Elabbas Benmamoun
2006
Challenges in Processing Colloquial Arabic
Alla Rozovskaya
|
Richard Sproat
|
Elabbas Benmamoun
Proceedings of the International Conference on the Challenge of Arabic for NLP/MT
Processing of Colloquial Arabic is a relatively new area of research, and a number of interesting challenges pertaining to spoken Arabic dialects arise. On the one hand, a whole continuum of Arabic dialects exists, with linguistic differences on phonological, morphological, syntactic, and lexical levels. On the other hand, there are inter-dialectal similarities that need be explored.
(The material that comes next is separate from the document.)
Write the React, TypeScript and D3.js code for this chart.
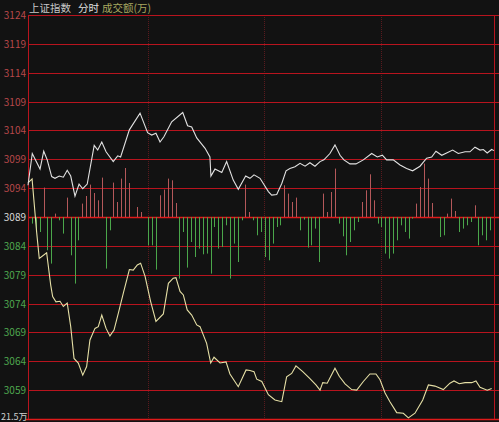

Furthermore, due to scarcity of dialect-specific linguistic resources and availability of a wide range of resources for Modern Standard Arabic (MSA), it is desirable to explore the possibility of exploiting MSA tools when working on dialects. This paper describes challenges in processing of Colloquial Arabic in the context of language modeling for Automatic Speech Recognition. Using data from Egyptian Colloquial Arabic and MSA, we investigate the question of improving language modeling of Egyptian Arabic with MSA data and resources. As part of the project, we address the problem of linguistic variation between Egyptian Arabic and MSA. To account for differences between MSA and Colloquial Arabic, we experiment with the following techniques of data transformation: morphological simplification (stemming), lexical transductions, and syntactic transformations. While the best performing model remains the one built using only dialectal data, these techniques allow us to obtain an improvement over the baseline MSA model. More specifically, while the effect on perplexity of syntactic transformations is not very significant, stemming of the training and testing data improves the baseline perplexity of the MSA model trained on words by 51%, and lexical transductions yield an 82% perplexity reduction. Although the focus of the present work is on language modeling, we believe the findings of the study will be useful for researchers involved in other areas of processing Arabic dialects, such as parsing and machine translation.